**SOURCE DATA:**
━━━━━━━━━━

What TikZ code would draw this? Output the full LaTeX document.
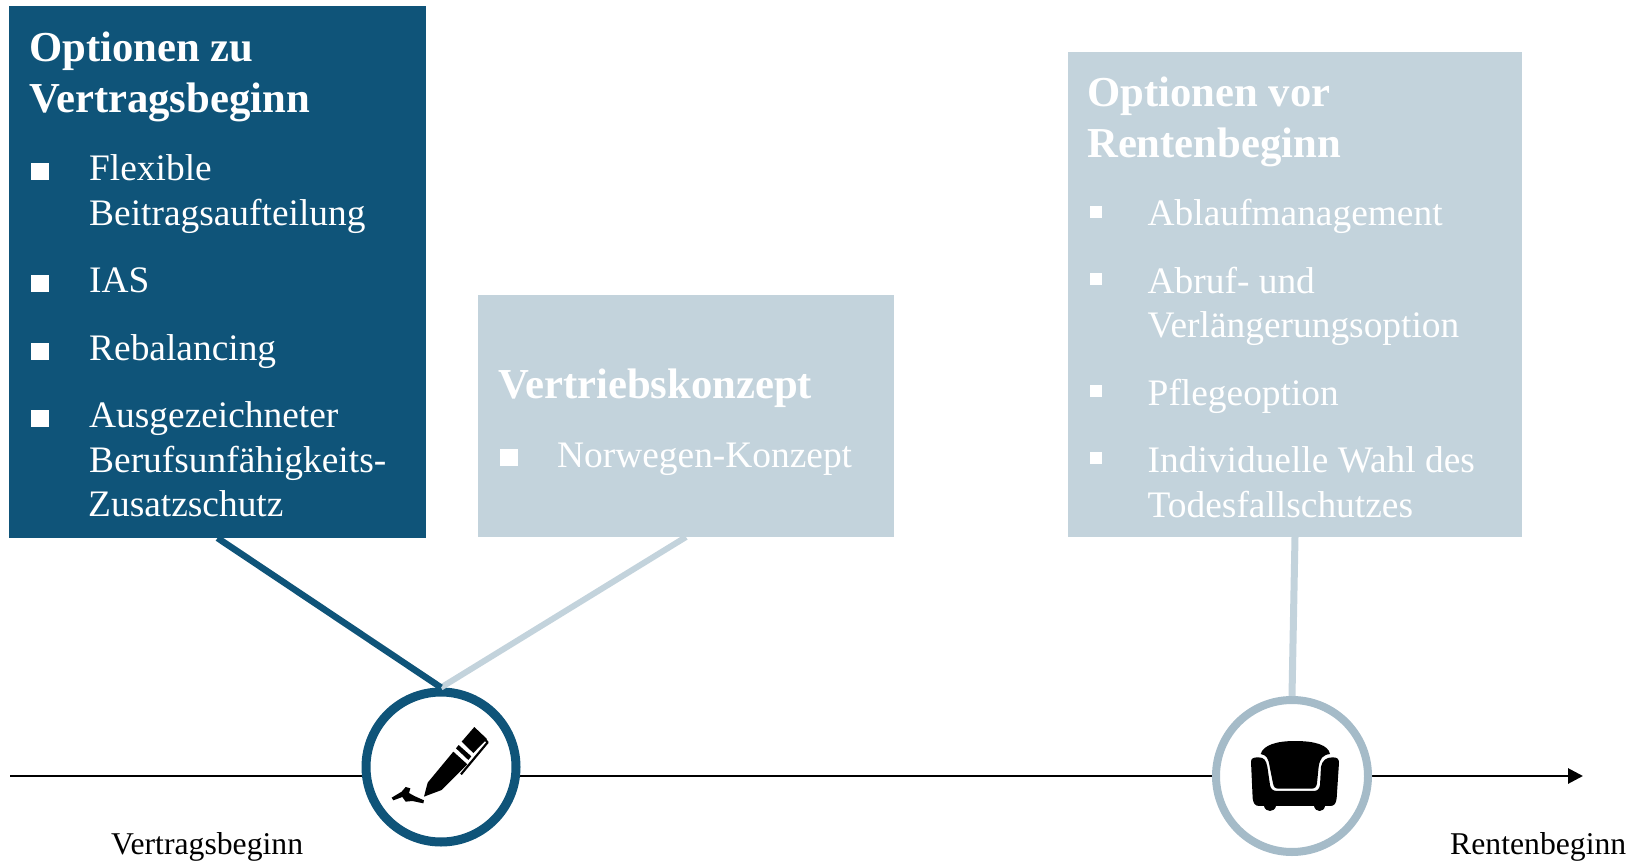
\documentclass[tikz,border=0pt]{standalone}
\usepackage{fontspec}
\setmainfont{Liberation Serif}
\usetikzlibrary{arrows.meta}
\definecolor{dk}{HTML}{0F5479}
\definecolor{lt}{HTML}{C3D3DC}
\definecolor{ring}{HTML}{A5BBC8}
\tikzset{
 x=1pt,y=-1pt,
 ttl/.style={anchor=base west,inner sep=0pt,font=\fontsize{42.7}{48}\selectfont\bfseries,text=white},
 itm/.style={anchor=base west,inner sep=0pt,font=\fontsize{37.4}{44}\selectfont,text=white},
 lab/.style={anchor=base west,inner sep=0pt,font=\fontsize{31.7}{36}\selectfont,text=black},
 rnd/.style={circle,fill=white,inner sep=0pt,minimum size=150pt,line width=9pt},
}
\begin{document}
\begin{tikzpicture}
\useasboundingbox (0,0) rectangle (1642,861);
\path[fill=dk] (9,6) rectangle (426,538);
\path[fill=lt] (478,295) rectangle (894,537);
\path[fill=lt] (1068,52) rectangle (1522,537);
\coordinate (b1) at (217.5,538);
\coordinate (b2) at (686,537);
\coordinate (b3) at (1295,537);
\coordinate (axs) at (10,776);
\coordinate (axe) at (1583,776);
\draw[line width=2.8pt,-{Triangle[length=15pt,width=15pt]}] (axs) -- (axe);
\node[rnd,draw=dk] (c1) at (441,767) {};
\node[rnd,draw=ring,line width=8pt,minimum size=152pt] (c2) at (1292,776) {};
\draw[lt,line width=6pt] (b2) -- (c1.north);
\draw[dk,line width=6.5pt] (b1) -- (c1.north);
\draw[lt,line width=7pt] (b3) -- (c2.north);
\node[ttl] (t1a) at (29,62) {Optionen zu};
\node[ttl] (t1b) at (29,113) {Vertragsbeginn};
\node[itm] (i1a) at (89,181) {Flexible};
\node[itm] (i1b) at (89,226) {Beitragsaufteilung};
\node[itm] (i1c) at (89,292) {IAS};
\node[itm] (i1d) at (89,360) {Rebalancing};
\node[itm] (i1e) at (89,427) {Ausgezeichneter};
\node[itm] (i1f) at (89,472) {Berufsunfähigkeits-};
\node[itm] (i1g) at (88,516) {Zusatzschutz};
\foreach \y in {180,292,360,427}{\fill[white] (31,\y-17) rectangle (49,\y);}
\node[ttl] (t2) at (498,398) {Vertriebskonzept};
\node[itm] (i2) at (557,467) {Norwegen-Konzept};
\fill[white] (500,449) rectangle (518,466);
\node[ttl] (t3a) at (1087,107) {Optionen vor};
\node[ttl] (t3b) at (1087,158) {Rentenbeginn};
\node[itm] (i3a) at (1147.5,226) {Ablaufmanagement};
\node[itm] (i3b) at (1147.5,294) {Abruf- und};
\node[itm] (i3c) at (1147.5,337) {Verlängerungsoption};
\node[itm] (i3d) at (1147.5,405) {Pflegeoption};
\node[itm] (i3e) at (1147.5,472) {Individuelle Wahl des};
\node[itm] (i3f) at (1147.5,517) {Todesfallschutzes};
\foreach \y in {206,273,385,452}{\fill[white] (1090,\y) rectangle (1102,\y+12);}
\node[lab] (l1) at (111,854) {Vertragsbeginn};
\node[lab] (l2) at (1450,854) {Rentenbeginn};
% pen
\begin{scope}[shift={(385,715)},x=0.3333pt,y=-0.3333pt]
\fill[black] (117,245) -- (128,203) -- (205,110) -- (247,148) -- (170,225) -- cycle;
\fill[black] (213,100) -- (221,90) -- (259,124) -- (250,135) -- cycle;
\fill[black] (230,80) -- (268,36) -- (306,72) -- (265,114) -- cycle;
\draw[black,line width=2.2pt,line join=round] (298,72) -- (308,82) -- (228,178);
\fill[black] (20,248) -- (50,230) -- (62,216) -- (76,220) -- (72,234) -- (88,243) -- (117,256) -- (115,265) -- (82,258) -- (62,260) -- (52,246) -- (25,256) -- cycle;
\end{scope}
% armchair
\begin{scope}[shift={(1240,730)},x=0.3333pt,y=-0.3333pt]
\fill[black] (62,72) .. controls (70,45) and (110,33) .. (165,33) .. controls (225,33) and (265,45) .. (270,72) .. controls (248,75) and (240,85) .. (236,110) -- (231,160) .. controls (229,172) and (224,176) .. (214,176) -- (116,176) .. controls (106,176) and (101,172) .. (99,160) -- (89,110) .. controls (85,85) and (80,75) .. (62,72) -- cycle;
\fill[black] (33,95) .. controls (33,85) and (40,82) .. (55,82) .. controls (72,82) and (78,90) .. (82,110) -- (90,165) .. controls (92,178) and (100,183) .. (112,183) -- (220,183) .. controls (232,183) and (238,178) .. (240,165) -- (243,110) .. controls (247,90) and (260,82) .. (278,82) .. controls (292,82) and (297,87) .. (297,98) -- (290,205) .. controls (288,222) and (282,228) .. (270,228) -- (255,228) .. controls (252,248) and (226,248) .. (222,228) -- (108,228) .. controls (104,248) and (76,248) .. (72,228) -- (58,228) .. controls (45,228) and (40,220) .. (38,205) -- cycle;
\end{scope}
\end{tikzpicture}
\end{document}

━━━━━━━━━━

**STATED TASK:** From the material above, copy everything exactly but the pictures.

**CORRECT OUTPUT:**
What TikZ code would draw this? Output the full LaTeX document.
\documentclass[tikz,border=0pt]{standalone}
\usepackage{fontspec}
\setmainfont{Liberation Serif}
\usetikzlibrary{arrows.meta}
\definecolor{dk}{HTML}{0F5479}
\definecolor{lt}{HTML}{C3D3DC}
\definecolor{ring}{HTML}{A5BBC8}
\tikzset{
 x=1pt,y=-1pt,
 ttl/.style={anchor=base west,inner sep=0pt,font=\fontsize{42.7}{48}\selectfont\bfseries,text=white},
 itm/.style={anchor=base west,inner sep=0pt,font=\fontsize{37.4}{44}\selectfont,text=white},
 lab/.style={anchor=base west,inner sep=0pt,font=\fontsize{31.7}{36}\selectfont,text=black},
 rnd/.style={circle,fill=white,inner sep=0pt,minimum size=150pt,line width=9pt},
}
\begin{document}
\begin{tikzpicture}
\useasboundingbox (0,0) rectangle (1642,861);
\path[fill=dk] (9,6) rectangle (426,538);
\path[fill=lt] (478,295) rectangle (894,537);
\path[fill=lt] (1068,52) rectangle (1522,537);
\coordinate (b1) at (217.5,538);
\coordinate (b2) at (686,537);
\coordinate (b3) at (1295,537);
\coordinate (axs) at (10,776);
\coordinate (axe) at (1583,776);
\draw[line width=2.8pt,-{Triangle[length=15pt,width=15pt]}] (axs) -- (axe);
\node[rnd,draw=dk] (c1) at (441,767) {};
\node[rnd,draw=ring,line width=8pt,minimum size=152pt] (c2) at (1292,776) {};
\draw[lt,line width=6pt] (b2) -- (c1.north);
\draw[dk,line width=6.5pt] (b1) -- (c1.north);
\draw[lt,line width=7pt] (b3) -- (c2.north);
\node[ttl] (t1a) at (29,62) {Optionen zu};
\node[ttl] (t1b) at (29,113) {Vertragsbeginn};
\node[itm] (i1a) at (89,181) {Flexible};
\node[itm] (i1b) at (89,226) {Beitragsaufteilung};
\node[itm] (i1c) at (89,292) {IAS};
\node[itm] (i1d) at (89,360) {Rebalancing};
\node[itm] (i1e) at (89,427) {Ausgezeichneter};
\node[itm] (i1f) at (89,472) {Berufsunfähigkeits-};
\node[itm] (i1g) at (88,516) {Zusatzschutz};
\foreach \y in {180,292,360,427}{\fill[white] (31,\y-17) rectangle (49,\y);}
\node[ttl] (t2) at (498,398) {Vertriebskonzept};
\node[itm] (i2) at (557,467) {Norwegen-Konzept};
\fill[white] (500,449) rectangle (518,466);
\node[ttl] (t3a) at (1087,107) {Optionen vor};
\node[ttl] (t3b) at (1087,158) {Rentenbeginn};
\node[itm] (i3a) at (1147.5,226) {Ablaufmanagement};
\node[itm] (i3b) at (1147.5,294) {Abruf- und};
\node[itm] (i3c) at (1147.5,337) {Verlängerungsoption};
\node[itm] (i3d) at (1147.5,405) {Pflegeoption};
\node[itm] (i3e) at (1147.5,472) {Individuelle Wahl des};
\node[itm] (i3f) at (1147.5,517) {Todesfallschutzes};
\foreach \y in {206,273,385,452}{\fill[white] (1090,\y) rectangle (1102,\y+12);}
\node[lab] (l1) at (111,854) {Vertragsbeginn};
\node[lab] (l2) at (1450,854) {Rentenbeginn};
% pen
\begin{scope}[shift={(385,715)},x=0.3333pt,y=-0.3333pt]
\fill[black] (117,245) -- (128,203) -- (205,110) -- (247,148) -- (170,225) -- cycle;
\fill[black] (213,100) -- (221,90) -- (259,124) -- (250,135) -- cycle;
\fill[black] (230,80) -- (268,36) -- (306,72) -- (265,114) -- cycle;
\draw[black,line width=2.2pt,line join=round] (298,72) -- (308,82) -- (228,178);
\fill[black] (20,248) -- (50,230) -- (62,216) -- (76,220) -- (72,234) -- (88,243) -- (117,256) -- (115,265) -- (82,258) -- (62,260) -- (52,246) -- (25,256) -- cycle;
\end{scope}
% armchair
\begin{scope}[shift={(1240,730)},x=0.3333pt,y=-0.3333pt]
\fill[black] (62,72) .. controls (70,45) and (110,33) .. (165,33) .. controls (225,33) and (265,45) .. (270,72) .. controls (248,75) and (240,85) .. (236,110) -- (231,160) .. controls (229,172) and (224,176) .. (214,176) -- (116,176) .. controls (106,176) and (101,172) .. (99,160) -- (89,110) .. controls (85,85) and (80,75) .. (62,72) -- cycle;
\fill[black] (33,95) .. controls (33,85) and (40,82) .. (55,82) .. controls (72,82) and (78,90) .. (82,110) -- (90,165) .. controls (92,178) and (100,183) .. (112,183) -- (220,183) .. controls (232,183) and (238,178) .. (240,165) -- (243,110) .. controls (247,90) and (260,82) .. (278,82) .. controls (292,82) and (297,87) .. (297,98) -- (290,205) .. controls (288,222) and (282,228) .. (270,228) -- (255,228) .. controls (252,248) and (226,248) .. (222,228) -- (108,228) .. controls (104,248) and (76,248) .. (72,228) -- (58,228) .. controls (45,228) and (40,220) .. (38,205) -- cycle;
\end{scope}
\end{tikzpicture}
\end{document}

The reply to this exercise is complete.